Trichodesmium dominate the PADs
The results of microscopy-based cell counting showed a relatively lower Trichodesmium abundance (1.29×103 –8.22×103 trichomes m−2 in the euphotic waters, Fig. S2) in the South China Sea than previously reported [34, 35, 61]. The differences may have been due to the use of different sampling methods, as the net-tow (100-μm mesh) collection of plankton in our study would have excluded free-living or smaller aggregates of Trichodesmium cells, both of which are captured in previous studies using smaller pore-size filters (0.2-, 10- or 20.μm) [34, 35, 61]. Nevertheless, the sampling method used in our study was chosen to ensure collection of the PADs fraction while excluding free-living diazotrophs, as that different patterns for PADs and whole diazotrophic communities were expected.
Trichodesmium is one of the dominant diazotrophs in tropical and subtropical oceans [5, 6, 62]. In the South China Sea, heterotrophic Proteobacteria was shown to dominate the diazotrophic communities [34, 35]. However, consistent with the results of Farnelid and colleagues, who reported the predominance and enrichment of cyanobacteria, including Trichodesmium, in diazotrophic communities associated with sinking particles , we found that Trichodesmium accounted for nearly all of the PADs (~98%) in our samples. It seems that autotrophic cyanobacterial diazotrophs such as Trichodesmium tend to dominate in large particle-size fraction of the diazotrophic community inhabiting the euphotic-zone, while heterotrophic diazotrophs tend to be free-living. Alternatively, the disproportional enrichment of Trichodesmium in the >100 μm size fraction could be resulted from colonization of their cells.
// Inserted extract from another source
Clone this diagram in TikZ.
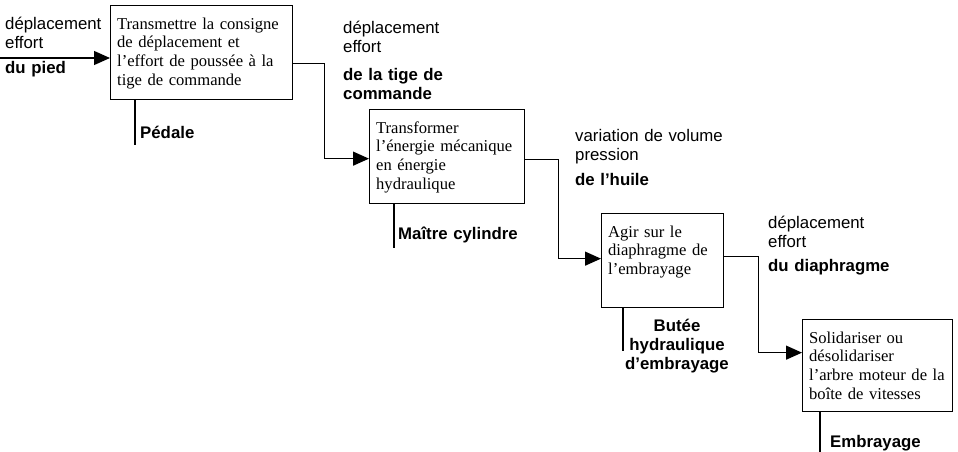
\documentclass[tikz,border=0pt]{standalone}
\usepackage{fontspec}
\setmainfont{Liberation Serif}
\setsansfont{Liberation Sans}
\usetikzlibrary{arrows.meta}

\begin{document}
\begin{tikzpicture}[x=1pt,y=-1pt,
  fct/.style={draw, line width=1.3pt, anchor=north west, align=left, inner xsep=6.5pt, inner ysep=6pt, text height=17.5pt, text depth=64.5pt, font=\fontsize{16.6}{18.8}\selectfont},
  flux/.style={line width=1.3pt, -{Triangle[length=16pt,width=14pt]}},
  mec/.style={line width=1.3pt},
  lbl/.style={anchor=base west, align=left, inner sep=0pt, text width=190pt, font=\sffamily\fontsize{16.8}{19}\selectfont},
  mlbl/.style={lbl, font=\sffamily\bfseries\fontsize{16.8}{19}\selectfont}]
\useasboundingbox (0,0) rectangle (958,452);
\node[fct, text width=169pt] (A) at (110,5) {Transmettre la consigne\\de déplacement et\\l’effort de poussée à la\\tige de commande};
\node[fct, text width=142pt] (B) at (369,109) {Transformer\\l’énergie mécanique\\en énergie\\hydraulique};
\node[fct, text width=109pt] (C) at (601,213) {Agir sur le\\diaphragme de\\l’embrayage};
\node[fct, text width=137pt, text depth=62.5pt] (D) at (802,319) {Solidariser ou\\désolidariser\\l’arbre moteur de la\\boîte de vitesses};
\node[lbl] (a) at (5,30) {déplacement\\effort\\[6pt]\textbf{du pied}};
\node[lbl] (b) at (343,34) {déplacement\\effort\\[9pt]\textbf{de la tige de}\\\textbf{commande}};
\node[lbl] (c) at (575,141) {variation de volume\\pression\\[6pt]\textbf{de l’huile}};
\node[lbl] (d) at (768,228) {déplacement\\effort\\[5pt]\textbf{du diaphragme}};
\node[mlbl] (mA) at (140,138) {Pédale};
\node[mlbl] (mB) at (398,239) {Maître cylindre};
\node[mlbl, anchor=base, align=center, text width=140pt] (mC) at (677,331) {Butée\\hydraulique\\d’embrayage};
\node[mlbl] (mD) at (830,447) {Embrayage};
\coordinate (in) at (0,58);
\draw[flux] (in) -- (in -| A.west);
\draw[flux] ([yshift=-11pt]A.east) -- ++(31,0) |- ([yshift=-2pt]B.west);
\draw[flux] ([yshift=-3pt]B.east) -- ++(33,0) |- ([yshift=2pt]C.west);
\draw[flux] ([yshift=4pt]C.east) -- ++(34,0) |- ([yshift=13pt]D.west);
\draw[mec] ([xshift=25pt]A.south west) -- ++(0,45);
\draw[mec] ([xshift=25pt]B.south west) -- ++(0,44);
\draw[mec] ([xshift=22pt]C.south west) -- ++(0,43);
\draw[mec] ([xshift=18pt]D.south west) -- ++(0,41);
\end{tikzpicture}
\end{document}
Thus, our collection method revealed a difference in the community structure of bulk diazotrophs vs. PADs associated with large particles.
We also found that Trichodesmium accounted for the majority (87%) of the nitrogenase mRNA transcripts of PADs (Fig. 5). However, an analysis of the nifH RNA/DNA ratio showed that the nifH gene expression level of Trichodesmium was lower than that of rare but active groups (e.g., heterocystous cyanobacteria) (Fig. 7). In a previous isotope-based investigation, more than half of the Trichodesmium cells were incapable of fixing nitrogen . Therefore, changes in the abundance of diazotrophic groups, determined using nifH DNA sequences, may not reflect changes in the nitrogen fixation activity of the respective members, whose ability to fix nitrogen varies. However, newly developed isotope techniques, especially NanoSIMS, allow the nitrogen fixation rate of specific groups to be investigated at the single cell level [11, 63].